Die Erbschaftssteuerstelle des Finanzamtes Hansa wandte sich nach dem „Freitod“ von Hedwig Ruben offensichtlich auch an Martin Ruben und schrieb am 7. Dezember 1942 an die Vermögensverwertungsstelle des Oberfinanzpräsidenten Berlin-Brandenburg, dass „der Erbe der am 31.5.1942 verstorbenen ledigen Jüdin Hedwig Sara Ruben, ihr Bruder Martin Israel Ruben, durch Schreiben vom 22.11.1942 mitgeteilt habe, dass laut Auskunft der Deutschen Bank das Vermögen von der Gestapo beschlagnahmt worden sei“.
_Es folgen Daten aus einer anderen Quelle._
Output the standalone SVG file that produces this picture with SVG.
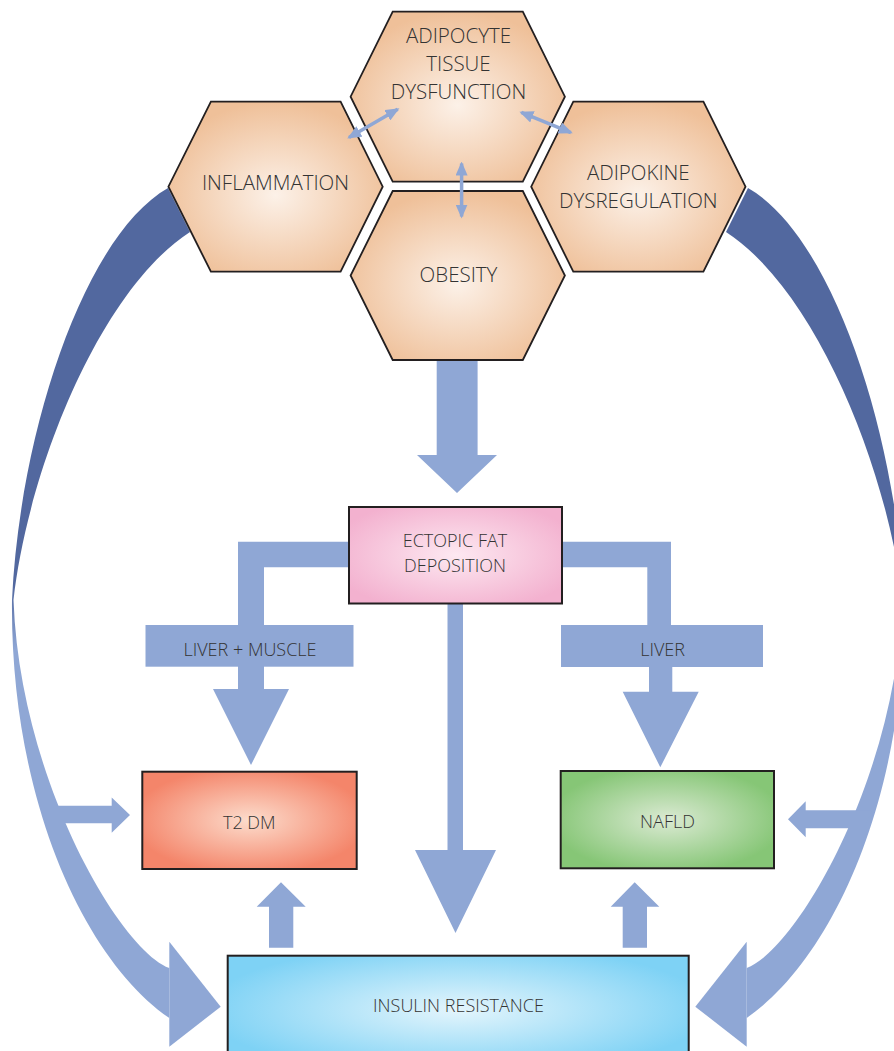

Die Akte Hedwig Ruben wurde noch während des ganzen Jahres 1943 weiter geführt, also eineinhalb Jahre nach ihrer Flucht in den Tod: Nachdem der Untermieter Sally Hofmann, geboren am 1. August 1891 und seine Ehefrau Edith, geb. Klath, am 15. Februar 1943 „abgeschoben“ und Erna und Martin Ruben am 2. März 1943 deportiert und in Auschwitz ermordet worden waren, wurde am 8. Juli 1943 das Inventar der „Judenwohnung Ruben, Dahlmannstraße 10, V.II“ auf etwa 2000 RM geschätzt. Von August bis Oktober 1943 wurden Buffet, Bücherschrank, Schreibtisch, Sessel, Ausziehtisch mit sieben Stühlen, Kleiderschrank und Messingbettgestell an verschiedene Leute, auch Hausbewohner, im Wert von 1450 RM verkauft, alles wieder penibel und mit diversen Unterschriften in der Akte dokumentiert. Während des ganzen Jahres 1943 mahnte die Hausverwaltung immer wieder ausstehende Mietzahlungen an, die dann von der Vermögensverwertungsstelle überwiesen wurden. Die Wohnung wurde letztlich im November 1943 geräumt.